#### [Material for this exercise]
[Start]

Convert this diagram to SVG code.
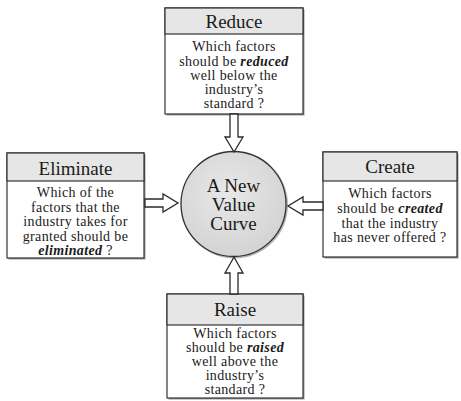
<svg xmlns="http://www.w3.org/2000/svg" width="461" height="401" viewBox="0 0 461 401">
  <style>
    .box { fill: #ffffff; stroke: #333333; stroke-width: 1.2; }
    .shadow { fill: #9a9a9a; }
    .head { fill: #e6e6e6; stroke: #333333; stroke-width: 1.2; }
    .title { font-family: "Liberation Serif", "Times New Roman", serif; font-size: 19px; fill: #1a1a1a; text-anchor: middle; }
    .body { font-family: "Liberation Serif", "Times New Roman", serif; font-size: 14px; letter-spacing: 0.35px; fill: #1a1a1a; text-anchor: middle; }
    .em { font-style: italic; font-weight: bold; }
    .arrow { fill: #ffffff; stroke: #2a2a2a; stroke-width: 1.3; stroke-linejoin: miter; }
  </style>
  <defs>
    <radialGradient id="ballFill" cx="0.45" cy="0.4" r="0.65">
      <stop offset="0" stop-color="#e8e8e8"/>
      <stop offset="1" stop-color="#d2d2d2"/>
    </radialGradient>
  </defs>
  <rect width="461" height="401" fill="#ffffff"/>

  <g id="reduce">
    <rect class="shadow" x="166.5" y="9.5" width="138" height="106"/>
    <rect class="box" x="165" y="8" width="138" height="106"/>
    <rect class="head" x="165" y="8" width="138" height="26"/>
    <text class="title" x="234" y="28">Reduce</text>
    <text class="body" x="234" y="51">Which factors</text>
    <text class="body" x="234" y="65.5">should be <tspan class="em">reduced</tspan></text>
    <text class="body" x="234" y="80">well below the</text>
    <text class="body" x="234" y="94">industry’s</text>
    <text class="body" x="234" y="108">standard ?</text>
  </g>

  <g id="eliminate">
    <rect class="shadow" x="8.5" y="154.5" width="137" height="105"/>
    <rect class="box" x="7" y="153" width="137" height="105"/>
    <rect class="head" x="7" y="153" width="137" height="28"/>
    <text class="title" x="75.5" y="175">Eliminate</text>
    <text class="body" x="75.5" y="197">Which of the</text>
    <text class="body" x="75.5" y="211.5">factors that the</text>
    <text class="body" x="75.5" y="226">industry takes for</text>
    <text class="body" x="75.5" y="240.5">granted should be</text>
    <text class="body" x="75.5" y="255"><tspan class="em">eliminated</tspan> ?</text>
  </g>

  <g id="create">
    <rect class="shadow" x="324.5" y="153.5" width="134" height="105"/>
    <rect class="box" x="323" y="152" width="134" height="105"/>
    <rect class="head" x="323" y="152" width="134" height="29"/>
    <text class="title" x="390" y="173">Create</text>
    <text class="body" x="390" y="198">Which factors</text>
    <text class="body" x="390" y="213">should be <tspan class="em">created</tspan></text>
    <text class="body" x="390" y="227.5">that the industry</text>
    <text class="body" x="390" y="242">has never offered ?</text>
  </g>

  <g id="raise">
    <rect class="shadow" x="168.5" y="295.5" width="136" height="104"/>
    <rect class="box" x="167" y="294" width="136" height="104"/>
    <rect class="head" x="167" y="294" width="136" height="31"/>
    <text class="title" x="235" y="316">Raise</text>
    <text class="body" x="235" y="338">Which factors</text>
    <text class="body" x="235" y="352">should be <tspan class="em">raised</tspan></text>
    <text class="body" x="235" y="366">well above the</text>
    <text class="body" x="235" y="380">industry’s</text>
    <text class="body" x="235" y="394">standard ?</text>
  </g>

  <g id="value-curve">
    <circle cx="234.5" cy="205" r="53.5" fill="#b5b5b5"/>
    <circle cx="233.5" cy="204" r="52.5" fill="url(#ballFill)" stroke="#333333" stroke-width="1.3"/>
    <text class="title" x="233.5" y="192">A New</text>
    <text class="title" x="233.5" y="211">Value</text>
    <text class="title" x="233.5" y="230">Curve</text>
  </g>

  <g id="connectors">
    <!-- Reduce to centre -->
    <path class="arrow" transform="translate(234,114) rotate(90)" d="M0,-4 H23 V-9 L38,0 L23,9 V4 H0 Z"/>
    <!-- Eliminate to centre -->
    <path class="arrow" transform="translate(145,203)" d="M0,-4 H18 V-9 L33,0 L18,9 V4 H0 Z"/>
    <!-- Create to centre -->
    <path class="arrow" transform="translate(323,206) rotate(180)" d="M0,-4 H20 V-9 L35,0 L20,9 V4 H0 Z"/>
    <!-- Raise to centre -->
    <path class="arrow" transform="translate(234,294) rotate(-90)" d="M0,-4 H21 V-9 L37,0 L21,9 V4 H0 Z"/>
  </g>
</svg>
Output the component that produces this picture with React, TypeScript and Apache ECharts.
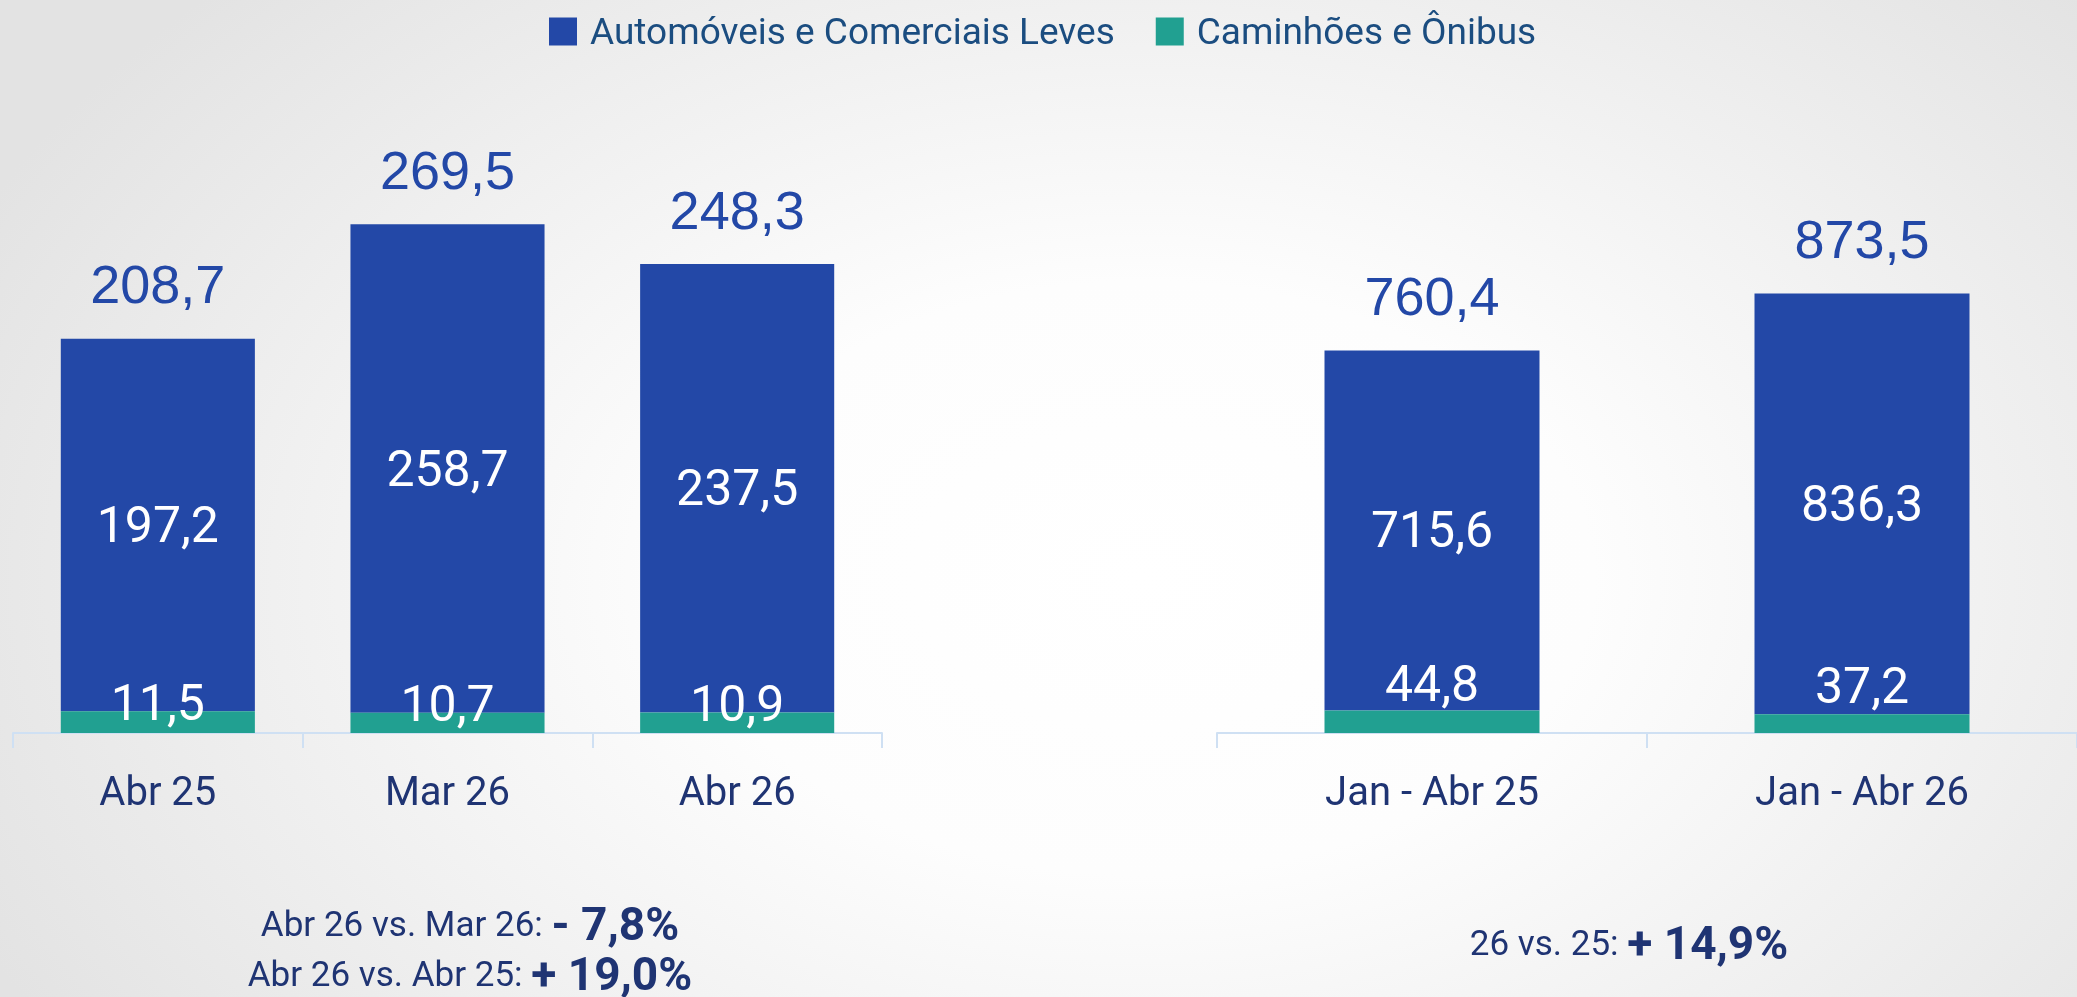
import React, { useEffect, useRef } from "react";
import * as echarts from "echarts";

// ---------- Data ----------
const monthCategories = ["Abr 25", "Mar 26", "Abr 26"];
const monthCars = [197.2, 258.7, 237.5];
const monthTrucks = [11.5, 10.7, 10.9];
const monthTotals = [208.7, 269.5, 248.3];

const ytdCategories = ["Jan - Abr 25", "Jan - Abr 26"];
const ytdCars = [715.6, 836.3];
const ytdTrucks = [44.8, 37.2];
const ytdTotals = [760.4, 873.5];

const seriesNames = ["Automóveis e Comerciais Leves", "Caminhões e Ônibus"];

const monthNotes = [
  ["Abr 26 vs. Mar 26: ", "- 7,8%"],
  ["Abr 26 vs. Abr 25: ", "+ 19,0%"],
];
const ytdNote = ["26 vs. 25: ", "+ 14,9%"];

// ---------- Styles ----------
const BLUE = "#2348a7";
const GREEN = "#21a091";
const NAVY = "#1f3473";
const LEGEND_TEXT = "#1b4d80";
const AXIS_LINE = "#cfe0f3";
const NUM_FONT = "Roboto, 'Noto Sans', sans-serif";
const TOTAL_FONT = "'Liberation Sans', Arial, sans-serif";

const fmt = (v: number) => v.toFixed(1).replace(".", ",");

function buildSeries(
  axisIndex: number,
  cars: number[],
  trucks: number[],
  totals: number[],
  barWidth: string,
  truckOffset: number
) {
  const stack = "s" + axisIndex;
  return [
    {
      name: seriesNames[1],
      type: "bar",
      xAxisIndex: axisIndex,
      yAxisIndex: axisIndex,
      stack,
      barWidth,
      data: trucks,
      itemStyle: { color: GREEN },
      label: {
        show: true,
        position: "inside",
        offset: [0, truckOffset],
        color: "#ffffff",
        fontFamily: NUM_FONT,
        fontSize: 50,
        formatter: (p: any) => fmt(p.value),
      },
      z: 3,
    },
    {
      name: seriesNames[0],
      type: "bar",
      xAxisIndex: axisIndex,
      yAxisIndex: axisIndex,
      stack,
      barWidth,
      data: cars,
      itemStyle: { color: BLUE },
      label: {
        show: true,
        position: "inside",
        color: "#ffffff",
        fontFamily: NUM_FONT,
        fontSize: 50,
        formatter: (p: any) => fmt(p.value),
      },
      z: 2,
    },
    {
      name: "Total",
      type: "scatter",
      xAxisIndex: axisIndex,
      yAxisIndex: axisIndex,
      data: totals,
      symbolSize: 1,
      itemStyle: { color: "rgba(0,0,0,0)", opacity: 1 },
      silent: true,
      label: {
        show: true,
        position: "top",
        distance: 27,
        color: "#2348a7",
        opacity: 1,
        fontFamily: TOTAL_FONT,
        fontSize: 54,
        formatter: (p: any) => fmt(p.value),
      },
      z: 4,
    },
  ];
}

function xAxisFor(gridIndex: number, data: string[]) {
  return {
    type: "category",
    gridIndex,
    data,
    boundaryGap: true,
    axisLine: { show: true, lineStyle: { color: AXIS_LINE, width: 2 } },
    axisTick: {
      show: true,
      alignWithLabel: false,
      length: 15,
      lineStyle: { color: AXIS_LINE, width: 2 },
    },
    axisLabel: {
      color: NAVY,
      fontFamily: NUM_FONT,
      fontSize: 40,
      margin: 38,
    },
    splitLine: { show: false },
  };
}

export default function App() {
  const ref = useRef<HTMLDivElement>(null);

  useEffect(() => {
    if (!ref.current) return;
    const chart = echarts.init(ref.current, undefined, { renderer: "svg" });

    const richNote = {
      r: { fontFamily: NUM_FONT, fontSize: 35, fill: NAVY, color: NAVY },
      b: { fontFamily: NUM_FONT, fontSize: 46, fontWeight: "bold", fill: NAVY, color: NAVY },
    };

    const option: any = {
      animation: false,
      backgroundColor: "transparent",
      legend: {
        data: seriesNames,
        left: 544,
        top: 8,
        itemWidth: 28,
        itemHeight: 28,
        itemGap: 41,
        icon: "rect",
        textStyle: {
          color: LEGEND_TEXT,
          fontFamily: NUM_FONT,
          fontSize: 37,
          padding: [0, 0, 0, 8],
        },
        selectedMode: false,
      },
      grid: [
        { left: 13, width: 869, top: 72, bottom: 264, containLabel: false },
        { left: 1217, width: 868, top: 79, bottom: 264, containLabel: false },
      ],
      xAxis: [xAxisFor(0, monthCategories), xAxisFor(1, ytdCategories)],
      yAxis: [
        { type: "value", gridIndex: 0, min: 0, max: 350, show: false, splitLine: { show: false } },
        { type: "value", gridIndex: 1, min: 0, max: 1300, show: false, splitLine: { show: false } },
      ],
      series: [
        ...buildSeries(0, monthCars, monthTrucks, monthTotals, "67%", -19),
        ...buildSeries(1, ytdCars, ytdTrucks, ytdTotals, "50%", -38),
      ],
      graphic: [
        {
          type: "text",
          x: 470,
          y: 924,
          style: {
            text: `{r|${monthNotes[0][0]}}{b|${monthNotes[0][1]}}`,
            rich: richNote,
            fill: NAVY,
            align: "center",
            verticalAlign: "middle",
          },
        },
        {
          type: "text",
          x: 470,
          y: 974,
          style: {
            text: `{r|${monthNotes[1][0]}}{b|${monthNotes[1][1]}}`,
            rich: richNote,
            fill: NAVY,
            align: "center",
            verticalAlign: "middle",
          },
        },
        {
          type: "text",
          x: 1629,
          y: 943,
          style: {
            text: `{r|${ytdNote[0]}}{b|${ytdNote[1]}}`,
            rich: richNote,
            fill: NAVY,
            align: "center",
            verticalAlign: "middle",
          },
        },
      ],
    };

    chart.setOption(option);
    return () => {
      chart.dispose();
    };
  }, []);

  return (
    <div
      style={{
        position: "fixed",
        left: 0,
        top: 0,
        width: 2077,
        height: 997,
        overflow: "hidden",
        background:
          "radial-gradient(ellipse 62% 85% at 55% 58%, #ffffff 0%, #fdfdfd 35%, #f1f1f1 65%, #e3e3e3 100%)",
      }}
    >
      <div ref={ref} style={{ width: 2077, height: 997 }} />
    </div>
  );
}
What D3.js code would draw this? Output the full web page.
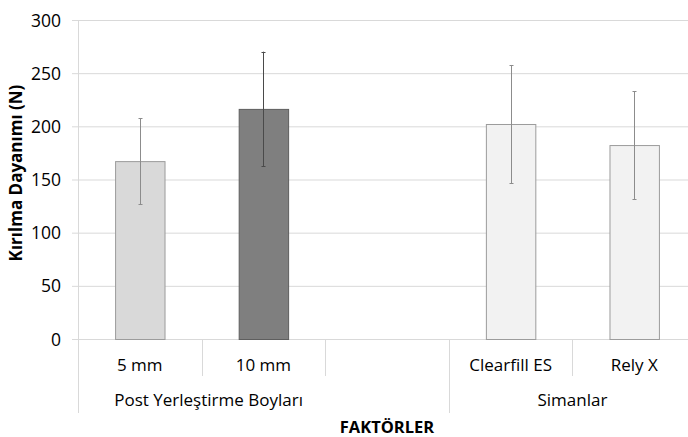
<!DOCTYPE html>
<html><head><meta charset="utf-8">
<script src="https://cdn.jsdelivr.net/npm/d3@7/dist/d3.min.js"></script>
<style>body{margin:0;background:#fff}svg{display:block}text{font-family:"Open Sans",sans-serif;fill:#000}</style>
</head><body><svg id="c" width="688" height="437"></svg>
<script>
const categories = ["5 mm", "10 mm", "", "Clearfill ES", "Rely X"];
const means = [167.3, 216.4, null, 202.2, 182.4];
const errors = [40.4, 53.8, null, 55.5, 50.7];
const groups = ["Post Yerleştirme Boyları", "Simanlar"];
const groupStart = [0, 3];
const groupEnd = [2, 4];
const yTicks = [0, 50, 100, 150, 200, 250, 300];
const fills = ["#d9d9d9", "#7f7f7f", null, "#f2f2f2", "#f2f2f2"];
const strokes = ["#9c9c9c", "#5e5e5e", null, "#9c9c9c", "#9c9c9c"];
const errColors = ["#8c8c8c", "#4a4a4a", null, "#8c8c8c", "#8c8c8c"];

const svg = d3.select("#c");
const L = 78, R = 696, T = 20, B = 339;
const idx = categories.map((d, i) => i);
const x = d3.scaleBand().domain(idx).range([L, R]).padding(0);
const y = d3.scaleLinear().domain([0, 300]).range([B, T]);
const grid = "#d9d9d9";

// gridlines + y ticks
svg.append("g").selectAll("line").data(yTicks).join("line")
  .attr("x1", L - 6).attr("x2", 688).attr("y1", d => y(d) + 0.5).attr("y2", d => y(d) + 0.5)
  .attr("stroke", grid).attr("stroke-width", 1);
svg.append("g").selectAll("text").data(yTicks).join("text")
  .attr("x", 61).attr("y", d => y(d) + 6.5).attr("text-anchor", "end")
  .style("font-size", "17.5px").text(d => d);
// y axis line
svg.append("line").attr("x1", L + 0.5).attr("x2", L + 0.5).attr("y1", T).attr("y2", B)
  .attr("stroke", grid);

// category axis separators
const bw = x.bandwidth();
const inner = d3.range(1, categories.length).filter(i => !groupStart.includes(i));
svg.append("g").selectAll("line").data(inner).join("line")
  .attr("x1", i => Math.round(x(i)) + 0.5).attr("x2", i => Math.round(x(i)) + 0.5)
  .attr("y1", B).attr("y2", 376).attr("stroke", grid);
svg.append("g").selectAll("line").data(groupStart.concat([categories.length])).join("line")
  .attr("x1", i => Math.round(i < categories.length ? x(i) : R) + 0.5)
  .attr("x2", i => Math.round(i < categories.length ? x(i) : R) + 0.5)
  .attr("y1", B).attr("y2", 413).attr("stroke", grid);

// bars
const bars = idx.filter(i => means[i] != null);
const barW = bw * 0.4;
svg.append("g").selectAll("rect").data(bars).join("rect")
  .attr("x", i => x(i) + (bw - barW) / 2 + 0.5).attr("y", i => y(means[i]) + 0.5)
  .attr("width", barW).attr("height", i => y(0) - y(means[i]))
  .attr("fill", i => fills[i]).attr("stroke", i => strokes[i]).attr("stroke-width", 1);

// error bars
const eg = svg.append("g");
bars.forEach(i => {
  const cx = Math.round(x(i) + bw / 2) + 0.5;
  const c = errColors[i];
  eg.append("line").attr("x1", cx).attr("x2", cx)
    .attr("y1", y(means[i] + errors[i])).attr("y2", y(means[i] - errors[i])).attr("stroke", c);
  [means[i] + errors[i], means[i] - errors[i]].forEach(v => {
    eg.append("line").attr("x1", cx - 2).attr("x2", cx + 2)
      .attr("y1", Math.round(y(v)) + 0.5).attr("y2", Math.round(y(v)) + 0.5).attr("stroke", c);
  });
});

// category labels
svg.append("g").selectAll("text").data(idx).join("text")
  .attr("x", i => x(i) + bw / 2).attr("y", 371).attr("text-anchor", "middle")
  .style("font-size", "17px").text(i => categories[i]);

// group labels
const groupCenter = g => g === 0 ? (x(0) + x(1) + bw) / 2 + 7 : (x(groupStart[g]) + R) / 2;
svg.append("g").selectAll("text").data(groups).join("text")
  .attr("x", (d, g) => groupCenter(g)).attr("y", 406).attr("text-anchor", "middle")
  .style("font-size", "17px").text(d => d);

// axis titles
svg.append("text").attr("x", (L + R) / 2).attr("y", 433).attr("text-anchor", "middle")
  .style("font-size", "16.5px").style("font-weight", "bold").text("FAKTÖRLER");
svg.append("text").attr("transform", "translate(22,173) rotate(-90)").attr("text-anchor", "middle")
  .style("font-size", "17px").style("font-weight", "bold").text("Kırılma Dayanımı (N)");
</script></body></html>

[End]

#### [Prompt]
Using the listing, say how many lines include the word "that", and add nothing else.

#### [Answer in full]
3